That’s the second time the dream engine sends me on a train to Paris and it doesn’t turn out the way I expect. This train went to Hendaye, anyway, but Paris was its first major destination and I distinctly remember saying “but I’m not going to Hendaye this time!” We didn’t actually reach Paris on the train because people looking like marines stopped it and selected random people for quite violent questioning. The woman just in front of us, long brown hair and black jacket and trousers, was asked for the names of the Muses and could only come up with four, so they beat her until she knew the other five (which she didn’t).
 When I tried to remember names of Muses on waking, I thought I knew four as well: Melpomene, Mnemosyne, Clio and Erato. It turns out that Mnemosyne is the Muses’ mother. Wikipedia tells me that the Muses are Calliope (epic poetry), Clio (history), Euterpe (flutes and lyric poetry), Thalia (comedy and pastoral poetry), Melpomene (tragedy), Terpsichore (dance), Erato (love poetry), Polyhymnia (sacred poetry), Urania (astronomy). I don’t know how I can have forgotten the other six, because their names are probably easier to remember than the ones I did remember.
As the marines herded us to the front of the train I saw several other people being treated this way: the worst being a man with his head in a plastic bag, apparently full of earth.
I had a small shoulder bag that Fr T must have lent me, because it contained a name-tag with his name, a personalised plastic spork, and a poster of an appearance by him at an event that mentioned that he’d been mistakenly wanted for murder once and that the king of some obscure country had threatened to cut his head off.
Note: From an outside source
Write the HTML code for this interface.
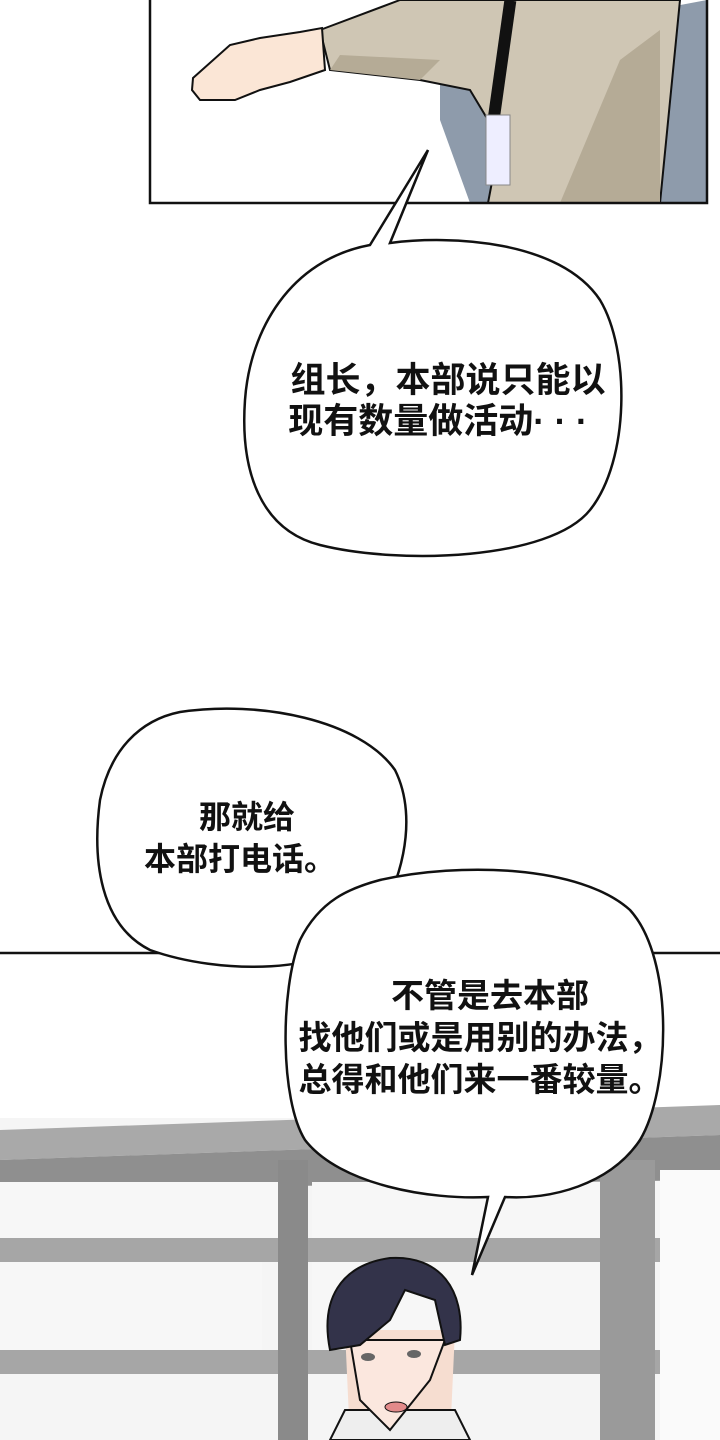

There was a lightweight fleecy jacket as well, which I put on and immediately felt less miserable: part of the misery must have been the cold.
I don’t remember whether we actually ended up in Paris, though we were told that everybody from the train would be received in a joint Christian-Muslim cultural centre, given a short sightseeing tour, and then taken somewhere else, which may or may not have been our original destinations. I did end up in an Orthodox church, reading the Hours, with one troparion in English because they didn’t have it in Dutch. People kept taking away lecterns and tables that my book was on, usually book and all, so eventually I stood in a corner reading from loose sheets of paper while Fr T, behind me, was hearing someone’s confession. His vestments were blue, and his mitra was a pointy hat covered with blue silk or satin.